Task goal: Starting at the first line of the listing below, repeat each line up to and including the one containing "ax = fig.add_axes([105". Leave out pictures.

Recorded data:
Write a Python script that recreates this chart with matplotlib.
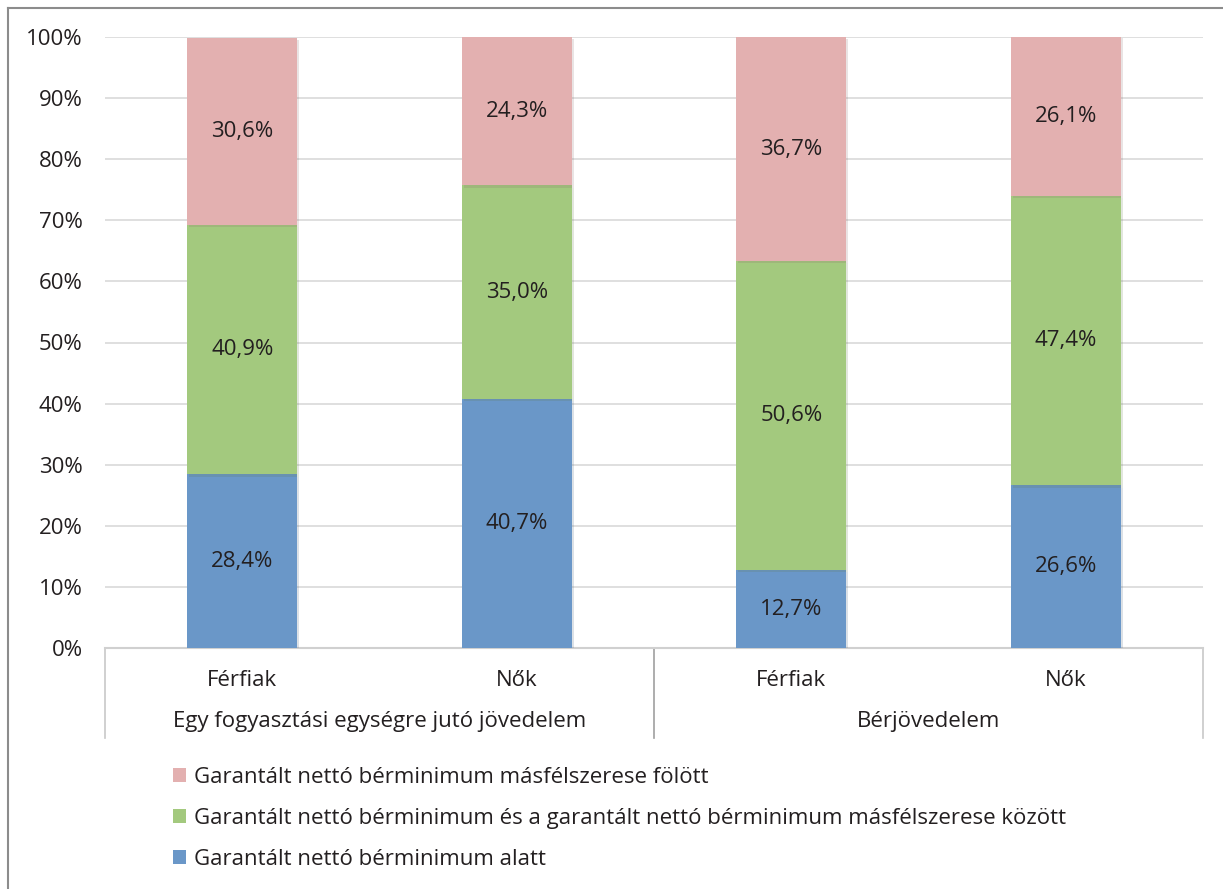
import matplotlib
matplotlib.use("Agg")
import matplotlib.pyplot as plt
from matplotlib.patches import Patch
from matplotlib.lines import Line2D
import matplotlib.patheffects as pe
import numpy as np

plt.rcParams['font.family'] = ['Open Sans', 'DejaVu Sans']

categories = ["Férfiak", "Nők", "Férfiak", "Nők"]
groups = ["Egy fogyasztási egységre jutó jövedelem", "Bérjövedelem"]
below = [28.4, 40.7, 12.7, 26.6]
between = [40.9, 35.0, 50.6, 47.4]
above = [30.6, 24.3, 36.7, 26.1]
series_names = [
    "Garantált nettó bérminimum alatt",
    "Garantált nettó bérminimum és a garantált nettó bérminimum másfélszerese között",
    "Garantált nettó bérminimum másfélszerese fölött",
]
colors = ["#6A97C8", "#A3C97E", "#E3B0B0"]
yticks = [0, 10, 20, 30, 40, 50, 60, 70, 80, 90, 100]

W, H = 1223, 889
FS = 16
fig = plt.figure(figsize=(W / 100, H / 100), dpi=100)
ax = fig.add_axes([105 / W, (H - 648) / H, (1203 - 105) / W, (648 - 37) / H])

x = np.arange(len(categories))
bottom = np.zeros(len(categories))
txt = "#231F20"
shadow = [pe.SimplePatchShadow(offset=(1.5, -1.5), alpha=0.18, rho=0.6), pe.Normal()]
for vals, col in zip([below, between, above], colors):
    bars = ax.bar(x, vals, bottom=bottom, width=0.4, color=col, zorder=3)
    for b in bars:
        b.set_path_effects(shadow)
    ax.bar_label(bars, labels=[f"{v:.1f}%".replace('.', ',') for v in vals],
                 label_type='center', fontsize=FS, color=txt, zorder=4)
    bottom += np.array(vals)

ax.set_xlim(-0.5, len(categories) - 0.5)
ax.set_ylim(0, 100)
ax.set_yticks(yticks)
ax.set_yticklabels([f"{t}%" for t in yticks], fontsize=FS, color=txt)
ax.tick_params(axis='y', length=0, pad=16)
ax.tick_params(axis='x', length=0)
ax.set_xticks([])
ax.grid(axis='y', color='#D9D9D9', linewidth=1.2, zorder=0)
for s in ['top', 'right', 'left']:
    ax.spines[s].set_visible(False)
ax.spines['bottom'].set_color('#D0D0D0')
ax.spines['bottom'].set_linewidth(1.5)

# category labels
for xi, c in zip(x, categories):
    ax.text(xi, -32 / 611, c, transform=ax.get_xaxis_transform(), ha='center', va='center',
            fontsize=FS, color=txt)
for gi, g in enumerate(groups):
    ax.text(2 * gi + 0.5, -74 / 611, g, transform=ax.get_xaxis_transform(), ha='center',
            va='center', fontsize=FS, color=txt)
for xv in [-0.5, 1.5, 3.5]:
    ax.add_line(Line2D([xv, xv], [0, -90 / 611], transform=ax.get_xaxis_transform(),
                       color='#C8C8C8' if xv != 1.5 else '#A0A0A0', linewidth=1.2, clip_on=False))

# legend
handles = [Patch(facecolor=colors[i]) for i in [2, 1, 0]]
labels = [series_names[i] for i in [2, 1, 0]]
fig.legend(handles, labels, loc='upper left', bbox_to_anchor=(153 / W, 1 - 747 / H),
           frameon=False, fontsize=FS, handlelength=0.6, handleheight=0.6,
           handletextpad=0.35, labelspacing=0.9, labelcolor=txt)

# outer border
fig.add_artist(Line2D([8 / W, 8 / W], [0, 1 - 8 / H], color='#8C8C8C', linewidth=1.5))
fig.add_artist(Line2D([8 / W, 1], [1 - 8 / H, 1 - 8 / H], color='#8C8C8C', linewidth=1.5))

fig.savefig("out.png", dpi=100, facecolor='white')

Output of the task:
Write a Python script that recreates this chart with matplotlib.
import matplotlib
matplotlib.use("Agg")
import matplotlib.pyplot as plt
from matplotlib.patches import Patch
from matplotlib.lines import Line2D
import matplotlib.patheffects as pe
import numpy as np

plt.rcParams['font.family'] = ['Open Sans', 'DejaVu Sans']

categories = ["Férfiak", "Nők", "Férfiak", "Nők"]
groups = ["Egy fogyasztási egységre jutó jövedelem", "Bérjövedelem"]
below = [28.4, 40.7, 12.7, 26.6]
between = [40.9, 35.0, 50.6, 47.4]
above = [30.6, 24.3, 36.7, 26.1]
series_names = [
    "Garantált nettó bérminimum alatt",
    "Garantált nettó bérminimum és a garantált nettó bérminimum másfélszerese között",
    "Garantált nettó bérminimum másfélszerese fölött",
]
colors = ["#6A97C8", "#A3C97E", "#E3B0B0"]
yticks = [0, 10, 20, 30, 40, 50, 60, 70, 80, 90, 100]

W, H = 1223, 889
FS = 16
fig = plt.figure(figsize=(W / 100, H / 100), dpi=100)
ax = fig.add_axes([105 / W, (H - 648) / H, (1203 - 105) / W, (648 - 37) / H])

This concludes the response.